Trabalhos
 

 

Resumo

CONSIDERAÇÕES SOBRE A ORIGEM DO PSIQUISMO: REVISITANDO O CONCEITO DE NARCISISMO PRIMÁRIO

Autora: Marília Marra de Almeida (USP)

Psicóloga, desenvolve sua pesquisa de mestrado na Universidade de São Paulo sobre o tema da Regressão em Psicanálise, sob orientação de Luis Claudio Figueiredo e apoio do CNPq . Atende em consultório particular numa perspectiva psicanalítica e trabalha com o Teatro do Oprimido, coordenando grupos.


A compreensão freudiana sobre a origem do psiquismo remete-nos à hipótese do narcisismo primário. Segundo Freud (1914), esta hipótese é menos palpável pela observação direta do que pela confirmação através de deduções a partir das características observadas em pacientes adultos, que podemos resumir pela idéia de um investimento libidinal voltado para si mesmo, num modo de satisfação auto-erótica. A partir disso, numa simplificação, temos a hipótese do indivíduo constituindo um sistema fechado em si mesmo, na origem do desenvolvimento.

Michel Balint (1937) faz uma interessante critica à noção de narcisismo primário, trazendo importantes elementos para pensarmos sobre a origem do psiquismo. Aponta o fato de que o estado primário só é possível na forma da unidade mãe-bebê, visto que o bebê não possui recursos que possibilite sua sobrevivência independente de um ambiente cuidador. Além disso, sua observação de pacientes ditos narcísicos levou-o a considerá-los como pessoas quase hiper-sensitivas, ainda que de maneira paranóica, irritáveis sob os mais sutis desprazeres, que nelas provocam as mais veementes reações. Não são indiferentes ao mundo, pelo contrário, esperam tudo dele. Partindo dessas considerações, Balint oferece uma hipótese alternativa ao narcisismo primário para sustentar a origem do psiquismo: o amor primário.

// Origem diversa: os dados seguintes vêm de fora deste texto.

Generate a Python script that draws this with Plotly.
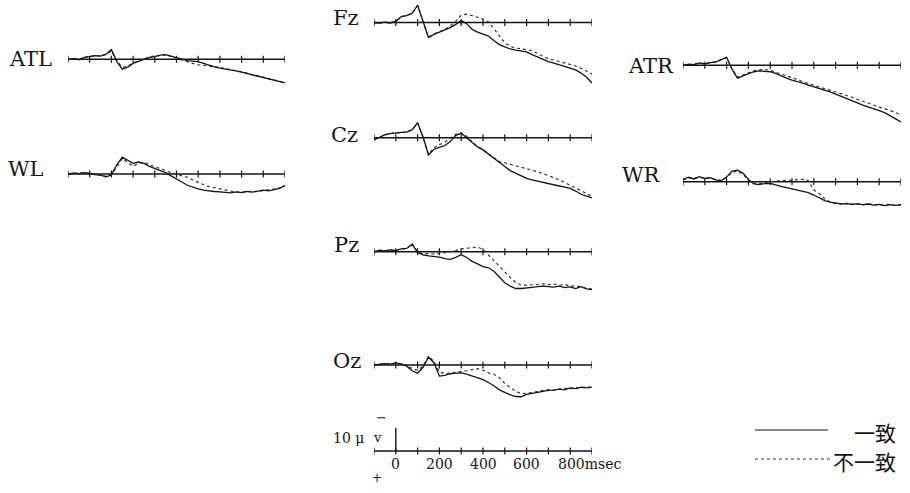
import plotly.graph_objects as go

# ---------------- data ----------------
TIME_MS = [-100, -75, -50, -25, 0, 25, 50, 75, 100, 125, 150, 175, 200, 225, 250, 275,
           300, 325, 350, 375, 400, 425, 450, 475, 500, 525, 550, 575, 600, 625, 650,
           675, 700, 725, 750, 775, 800, 825, 850, 875, 900]
TICKS_MS = [-100, 0, 100, 200, 300, 400, 500, 600, 700, 800, 900]
SCALE_TICK_MS = [0, 200, 400, 600, 800]
SCALE_TICK_TEXT = ["0", "200", "400", "600", "800msec"]
CAL_MS = [0, 0]
CAL_UV = [0, -10]

# values in microvolts (negative plotted upward)
FZ_MATCH = [0.0, 0.3, -0.2, 0.2, -0.5, -2.6, -3.0, -4.0, -7.5, -0.5, 6.5, 5.2, 4.3, 3.3, 2.2, 0.8,
            -0.9, 0.5, 3.0, 4.2, 5.0, 5.9, 7.8, 9.6, 10.6, 11.5, 12.0, 12.4, 12.8, 14.0, 15.0,
            16.2, 17.0, 17.7, 18.4, 19.1, 19.8, 20.6, 22.0, 23.8, 26.3]
FZ_MISMATCH = [0.1, 0.2, -0.1, 0.3, -0.4, -2.5, -3.1, -4.1, -7.3, -0.3, 6.3, 5.0, 4.0, 3.0, 1.5, -0.5,
               -3.2, -3.6, -3.0, -2.4, -1.5, -0.3, 2.5, 5.8, 8.8, 10.4, 11.1, 11.4, 11.6, 12.2, 13.5,
               14.8, 15.8, 16.3, 16.9, 17.5, 18.1, 18.9, 19.9, 21.0, 22.4]
CZ_MATCH = [1.0, 0.0, -1.3, -1.8, -2.2, -2.3, -2.4, -3.5, -6.5, -0.3, 7.5, 5.0, 4.2, 3.4, 1.7, -1.0,
            -1.9, 0.0, 2.2, 4.0, 5.3, 7.2, 9.0, 10.8, 12.5, 14.3, 15.4, 16.7, 17.7, 18.3, 18.9,
            19.4, 19.9, 20.4, 21.0, 21.5, 22.0, 23.2, 24.6, 25.4, 26.2]
CZ_MISMATCH = [0.8, 0.1, -1.2, -1.9, -2.1, -2.4, -2.5, -3.4, -6.3, -0.2, 7.2, 4.5, 3.0, 2.0, 0.2, -1.5,
               -2.1, -0.6, 1.8, 3.8, 5.2, 7.0, 8.8, 10.4, 10.9, 11.5, 12.2, 12.8, 13.3, 14.0, 14.8,
               15.6, 16.5, 17.3, 18.3, 19.5, 20.8, 21.9, 23.0, 24.3, 25.6]
PZ_MATCH = [0.0, -0.6, -0.3, -0.8, -0.5, -1.2, -1.4, -3.2, 0.3, 1.4, 1.8, 2.0, 2.4, 3.0, 3.3, 2.5,
            1.3, 2.5, 4.2, 5.3, 6.5, 7.0, 8.5, 11.0, 13.5, 15.0, 16.0, 16.0, 15.9, 15.5, 15.2,
            15.0, 15.2, 15.4, 15.0, 15.6, 15.3, 16.0, 15.2, 16.2, 16.5]
PZ_MISMATCH = [0.2, -0.8, -0.2, -1.0, -0.3, -1.4, -1.2, -3.5, 0.0, 1.0, 0.8, 1.0, 0.8, 0.5, 0.0, -0.5,
               -1.2, -1.5, -1.8, -2.0, -1.0, 1.5, 4.0, 6.2, 8.7, 11.2, 13.3, 14.5, 14.6, 14.3, 14.0,
               14.0, 14.3, 14.1, 14.6, 14.2, 15.0, 14.8, 15.4, 15.8, 16.3]
OZ_MATCH = [0.0, -0.3, -0.6, -0.4, -0.9, -0.5, 0.5, 2.5, 3.6, 1.0, -3.4, -1.0, 4.8, 4.5, 3.8, 3.5,
            3.4, 4.0, 4.8, 5.5, 6.4, 7.6, 9.0, 10.8, 12.0, 13.0, 13.7, 13.8, 12.8, 12.3, 11.8,
            11.2, 11.0, 10.9, 10.5, 10.8, 10.0, 10.3, 9.6, 9.9, 9.6]
OZ_MISMATCH = [0.2, -0.4, -0.5, -0.6, -0.7, -0.3, 0.3, 1.5, 2.3, 0.5, -3.8, -1.5, 3.0, 3.8, 3.5, 3.0,
               3.0, 2.5, 2.0, 1.6, 2.3, 3.4, 4.0, 5.5, 8.0, 9.8, 11.4, 12.5, 12.3, 12.0, 11.5,
               11.0, 10.7, 10.9, 10.4, 10.2, 10.4, 9.8, 10.0, 9.5, 9.8]
ATL_MATCH = [0.0, -0.3, 0.2, -0.8, -1.2, -1.6, -1.4, -2.2, -4.2, 1.0, 4.3, 3.4, 1.8, 1.0, 0.0, -0.8,
             -1.2, -1.8, -2.0, -1.4, -0.8, 0.0, 0.6, 0.8, 1.0, 1.8, 2.6, 3.3, 3.8, 4.1, 4.6,
             5.0, 5.6, 6.2, 6.7, 7.3, 7.9, 8.5, 9.0, 9.7, 10.3]
ATL_MISMATCH = [0.2, -0.5, 0.0, -0.6, -1.5, -1.3, -1.8, -2.0, -3.6, 0.6, 3.5, 3.0, 1.5, 0.6, -0.3, -1.0,
                -1.5, -1.6, -1.8, -1.2, -0.4, 0.5, 1.2, 1.8, 2.4, 2.7, 2.8, 3.0, 3.5, 4.0, 4.4,
                5.1, 5.5, 6.0, 6.8, 7.2, 7.8, 8.6, 9.1, 9.6, 10.0]
WL_MATCH = [0.0, -0.4, -0.2, -0.6, -0.3, 0.3, 0.5, 1.2, 0.4, -4.0, -7.3, -6.0, -4.6, -5.2, -4.6, -3.3,
            -2.5, -1.7, -0.6, 0.8, 2.0, 3.5, 4.9, 5.8, 6.5, 7.0, 7.4, 7.6, 7.8, 8.0, 8.2,
            7.8, 8.1, 7.6, 7.9, 7.4, 7.0, 7.3, 6.7, 6.2, 5.0]
WL_MISMATCH = [0.2, -0.3, -0.4, -0.5, -0.1, 0.2, 0.7, 1.0, 0.0, -3.0, -6.8, -5.0, -3.4, -4.6, -5.2, -4.0,
               -3.2, -2.5, -1.5, -0.5, 0.2, 0.8, 1.4, 2.6, 3.8, 4.7, 5.5, 6.0, 6.6, 7.2, 7.6,
               7.9, 7.8, 7.9, 7.5, 7.7, 7.2, 7.0, 6.5, 6.0, 5.2]
ATR_MATCH = [0.0, -0.5, -0.3, -1.0, -0.6, -1.2, -1.4, -2.6, -3.5, 1.8, 5.6, 4.6, 3.6, 2.8, 2.4, 2.6,
             2.8, 3.5, 4.6, 5.6, 6.4, 7.0, 7.8, 8.6, 9.3, 9.9, 10.7, 11.6, 12.5, 13.4, 14.2,
             15.2, 16.3, 17.3, 18.0, 18.9, 19.7, 20.6, 21.8, 23.3, 24.6]
ATR_MISMATCH = [0.2, -0.3, -0.6, -0.8, -0.9, -1.0, -1.6, -2.4, -3.3, 1.5, 5.2, 4.2, 3.2, 2.4, 2.0, 1.8,
                2.2, 3.0, 3.8, 4.3, 5.2, 6.2, 7.2, 8.0, 8.8, 9.4, 10.2, 10.9, 11.6, 12.3, 13.0,
                13.9, 14.8, 15.7, 16.5, 17.3, 18.2, 18.8, 19.6, 20.5, 21.6]
WR_MATCH = [-1.0, -2.0, -1.2, -2.2, -1.4, -1.8, -0.8, -0.4, -2.0, -4.6, -5.0, -3.8, -1.0, 1.0, 1.3, 0.8,
            0.7, 1.2, 2.0, 2.6, 3.2, 3.7, 4.2, 4.8, 5.8, 7.0, 8.2, 8.9, 9.4, 9.6, 9.5,
            9.8, 9.6, 10.0, 9.7, 10.2, 9.9, 10.4, 10.0, 10.3, 10.1]
WR_MISMATCH = [-0.8, -1.6, -1.5, -1.9, -1.6, -1.5, -1.0, -0.6, -1.8, -4.2, -4.6, -3.3, -0.6, 0.6, 0.8, 0.3,
               0.0, -0.3, -0.5, -0.6, -0.8, -0.9, -1.0, -0.5, 3.5, 5.2, 7.4, 8.8, 9.5, 9.8, 9.4,
               9.9, 9.5, 10.1, 9.6, 10.0, 10.1, 10.2, 9.8, 10.4, 10.0]

LEGEND_TEXT = ["一致", "不一致"]

# ---------------- layout ----------------
W, H = 910, 493
PX_PER_UV = 2.3
INK = "#151515"
SERIF = "DejaVu Serif, Liberation Serif, serif"
CJK = "Noto Sans CJK JP, Noto Sans CJK SC, sans-serif"

# (label, match, mismatch, left px, right px, baseline px, label x, label y)
PANELS = [
    ("Fz", FZ_MATCH, FZ_MISMATCH, 374, 592, 22.5, 346, 18),
    ("Cz", CZ_MATCH, CZ_MISMATCH, 374, 592, 137.7, 344, 135),
    ("Pz", PZ_MATCH, PZ_MISMATCH, 374, 592, 251.7, 346, 245),
    ("Oz", OZ_MATCH, OZ_MISMATCH, 374, 592, 365, 347, 361),
    ("ATL", ATL_MATCH, ATL_MISMATCH, 68, 285, 59.3, 30, 59),
    ("WL", WL_MATCH, WL_MISMATCH, 68, 285, 174, 26, 169),
    ("ATR", ATR_MATCH, ATR_MISMATCH, 683, 901, 65.3, 651, 66),
    ("WR", WR_MATCH, WR_MISMATCH, 683, 901, 181.7, 641, 175),
]

fig = go.Figure()
layout = dict(width=W, height=H, margin=dict(l=0, r=0, t=0, b=0),
              paper_bgcolor="white", plot_bgcolor="white", showlegend=False)
annotations = []
shapes = []


def add_axes(n, x0, x1, base, top_uv, bot_uv):
    ytop = base + top_uv * PX_PER_UV
    ybot = base + bot_uv * PX_PER_UV
    suffix = "" if n == 1 else str(n)
    layout["xaxis" + suffix] = dict(domain=[x0 / W, x1 / W], range=[TIME_MS[0], TIME_MS[-1]],
                                    visible=False, fixedrange=True)
    layout["yaxis" + suffix] = dict(domain=[1 - ybot / H, 1 - ytop / H], range=[bot_uv, top_uv],
                                    visible=False, fixedrange=True)
    return "x" + suffix, "y" + suffix


def add_baseline(xa, ya):
    fig.add_trace(go.Scatter(x=[TICKS_MS[0], TICKS_MS[-1]], y=[0, 0], xaxis=xa, yaxis=ya,
                             mode="lines", line=dict(color=INK, width=1.4), hoverinfo="skip"))
    fig.add_trace(go.Scatter(x=TICKS_MS, y=[0] * len(TICKS_MS), xaxis=xa, yaxis=ya, mode="markers",
                             marker=dict(symbol="line-ns", size=5,
                                         line=dict(color=INK, width=1.2)),
                             hoverinfo="skip"))


n = 0
for label, match, mismatch, x0, x1, base, lx, ly in PANELS:
    n += 1
    xa, ya = add_axes(n, x0, x1, base, -9, 28)
    add_baseline(xa, ya)
    fig.add_trace(go.Scatter(x=TIME_MS, y=mismatch, xaxis=xa, yaxis=ya, mode="lines",
                             line=dict(color="#333333", width=1.2, dash="dot"),
                             cliponaxis=False, name=LEGEND_TEXT[1]))
    fig.add_trace(go.Scatter(x=TIME_MS, y=match, xaxis=xa, yaxis=ya, mode="lines",
                             line=dict(color=INK, width=1.3),
                             cliponaxis=False, name=LEGEND_TEXT[0]))
    annotations.append(dict(text=label, x=lx / W, y=1 - ly / H, xref="paper", yref="paper",
                            xanchor="center", yanchor="middle", showarrow=False,
                            font=dict(family=SERIF, size=21, color=INK)))

# ---------------- scale bar ----------------
n += 1
xs, ys = add_axes(n, 374, 592, 451, -12, 4)
add_baseline(xs, ys)
fig.add_trace(go.Scatter(x=CAL_MS, y=CAL_UV, xaxis=xs, yaxis=ys, mode="lines",
                         line=dict(color=INK, width=1.4), hoverinfo="skip"))
for ms, txt in zip(SCALE_TICK_MS, SCALE_TICK_TEXT):
    a = dict(text=txt, x=ms, xref=xs, y=1 - 464 / H, yref="paper", showarrow=False,
             yanchor="middle", font=dict(family=SERIF, size=14, color=INK))
    if txt.endswith("msec"):
        a.update(xanchor="left", xshift=-14)
    else:
        a.update(xanchor="center")
    annotations.append(a)

for txt, px, py, size in [("10 μ", 348, 438, 14), ("v", 377, 437, 13),
                          ("−", 381, 417, 13), ("+", 377, 478, 12)]:
    annotations.append(dict(text=txt, x=px / W, y=1 - py / H, xref="paper", yref="paper",
                            showarrow=False, xanchor="center", yanchor="middle",
                            font=dict(family=SERIF, size=size, color=INK)))

# ---------------- legend ----------------
shapes.append(dict(type="line", xref="paper", yref="paper", x0=755 / W, x1=828 / W,
                   y0=1 - 430 / H, y1=1 - 430 / H, line=dict(color=INK, width=1.2)))
shapes.append(dict(type="line", xref="paper", yref="paper", x0=755 / W, x1=832 / W,
                   y0=1 - 459 / H, y1=1 - 459 / H, line=dict(color="#333333", width=1.2, dash="dot")))
annotations.append(dict(text=LEGEND_TEXT[0], x=898 / W, y=1 - 432 / H, xref="paper", yref="paper",
                        showarrow=False, xanchor="right", yanchor="middle",
                        font=dict(family=CJK, size=21, color=INK)))
annotations.append(dict(text=LEGEND_TEXT[1], x=898 / W, y=1 - 461 / H, xref="paper", yref="paper",
                        showarrow=False, xanchor="right", yanchor="middle",
                        font=dict(family=CJK, size=21, color=INK)))

layout["annotations"] = annotations
layout["shapes"] = shapes
fig.update_layout(**layout)
fig.write_html("out.html", config={"displayModeBar": False},
               post_script="document.body.style.margin='0px';document.body.style.overflow='hidden';")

Descrito como um modo de relação inevitável que ocorre em fases muito iniciais do desenvolvimento, o amor primário compõe um estágio necessário ao desenvolvimento mental, caracterizado pela existência de uma interdependência instintual entre bebê e ambiente. A satisfação das demandas instintuais promove uma experiência de prazer caracterizada por um tranqüilo e calmo sentido de bem-estar, que nunca ultrapassa o nível do pré-prazer. Porém, a frustração dessas demandas provoca veementes reações. Segundo Balint, o rompimento prematuro desse tipo de relação, tal como ocorre pelas exigências da civilização ocidental, traz algumas conseqüências - a tendência ao apego, descontentamento generalizado e a insaciável voracidade de nossas crianças.

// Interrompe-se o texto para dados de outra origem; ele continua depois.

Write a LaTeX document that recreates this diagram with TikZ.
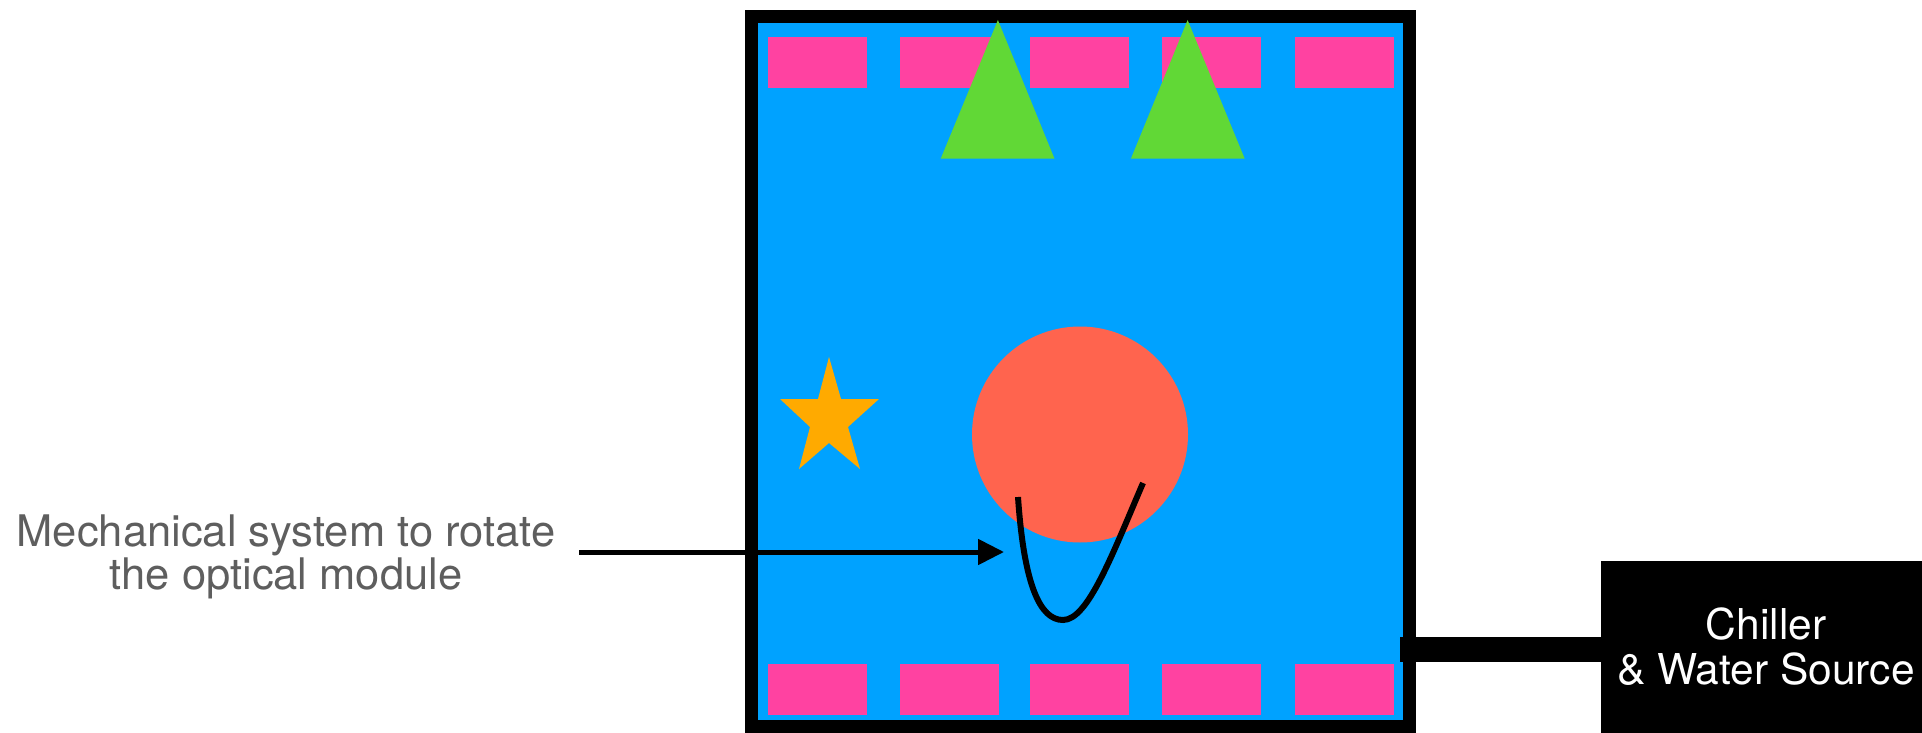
\documentclass[tikz,border=0pt]{standalone}
\usepackage{fontspec}
\setmainfont{TeX Gyre Heros}
\usetikzlibrary{arrows.meta}
\definecolor{tankblue}{HTML}{00A2FF}
\definecolor{heaterpink}{HTML}{FF42A1}
\definecolor{lampgreen}{HTML}{61D836}
\definecolor{modulecoral}{HTML}{FF644E}
\definecolor{starorange}{HTML}{FFAA00}
\definecolor{labelgray}{HTML}{5E5E5E}
\tikzset{
  tankbox/.style={draw=black, fill=tankblue, line width=13pt, inner sep=0pt, outer sep=0pt},
  heater/.style={fill=heaterpink},
  lamp/.style={fill=lampgreen},
  chillerbox/.style={fill=black, text=white, align=center, inner sep=0pt, outer sep=0pt,
    font=\fontsize{42.5}{45}\selectfont},
  labeltext/.style={text=labelgray, align=center, font=\fontsize{43.5}{43.5}\selectfont},
  thickline/.style={line width=5pt, line cap=butt},
  pipe/.style={line width=25pt, draw=black}
}
\begin{document}
\begin{tikzpicture}[x=1pt,y=-1pt]
\useasboundingbox (0,0) rectangle (1922,733);
% tank
\node[tankbox, minimum width=658pt, minimum height=710pt] (tank) at (1080.5,371.5) {};
% heaters
\foreach \hx in {767.5,899.6,1030,1162,1294.7}{
  \fill[heater] (\hx,37) rectangle ++(99,51);
  \fill[heater] (\hx,664) rectangle ++(99,51);
}
% lamps
\fill[lamp] (997.9,20) -- (940.7,158.7) -- (1054.5,158.7) -- cycle;
\fill[lamp] (1187.6,20) -- (1130.9,158.7) -- (1244.7,158.7) -- cycle;
% star
\fill[starorange] (829,357) -- (841,399) -- (879,399) -- (848,427) -- (860,469)
  -- (829,443) -- (799,469) -- (810,427) -- (780,399) -- (818,399) -- cycle;
% optical module
\fill[modulecoral] (1080,434.5) circle[radius=108pt];
% mechanical arm
\draw[thickline, line width=6pt] (1018,497) .. controls (1024,585) and (1040,620) .. (1063,620)
  .. controls (1088,620) and (1112,555) .. (1143,483);
% label and arrow
\node[labeltext] (label) at (286,557) {Mechanical system to rotate\\the optical module};
\coordinate (arrowstart) at (579,552);
\coordinate (armtip) at (1004,552);
\draw[thickline, -{Triangle[length=26pt,width=25pt]}] (arrowstart) -- (armtip);
% chiller
\node[chillerbox, minimum width=330pt, minimum height=172pt] (chiller) at (1766,647)
  {Chiller\\\& Water Source};
\draw[pipe] ([xshift=-9.5pt]tank.east |- 0,649) -- (chiller.west |- 0,649);
\end{tikzpicture}
\end{document}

Nesse colóquio, pretendo apresentar essas idéias de Michel Balint acerca da constituição do psiquismo, caracterizando seu conceito de amor primário em sintonia com o uso do conceito de narcisismo primário por Winnicott: "No narcisismo primário o ambiente sustenta o indivíduo, e ao mesmo tempo o indivíduo não sabe de nenhum ambiente e é um com ele (WINNICOTT, 1954/1992, pág.283, tradução minha). A consideração do ambiente na compreensão da origem e constituição do psiquismo marca o pensamento desses dois autores. Importante ressaltar que essa discussão metapsicológica sustenta a postura do analista no setting, e, consequentemente, a compreensão desses conceitos possibilita a ampliação de possibilidades terapêuticas.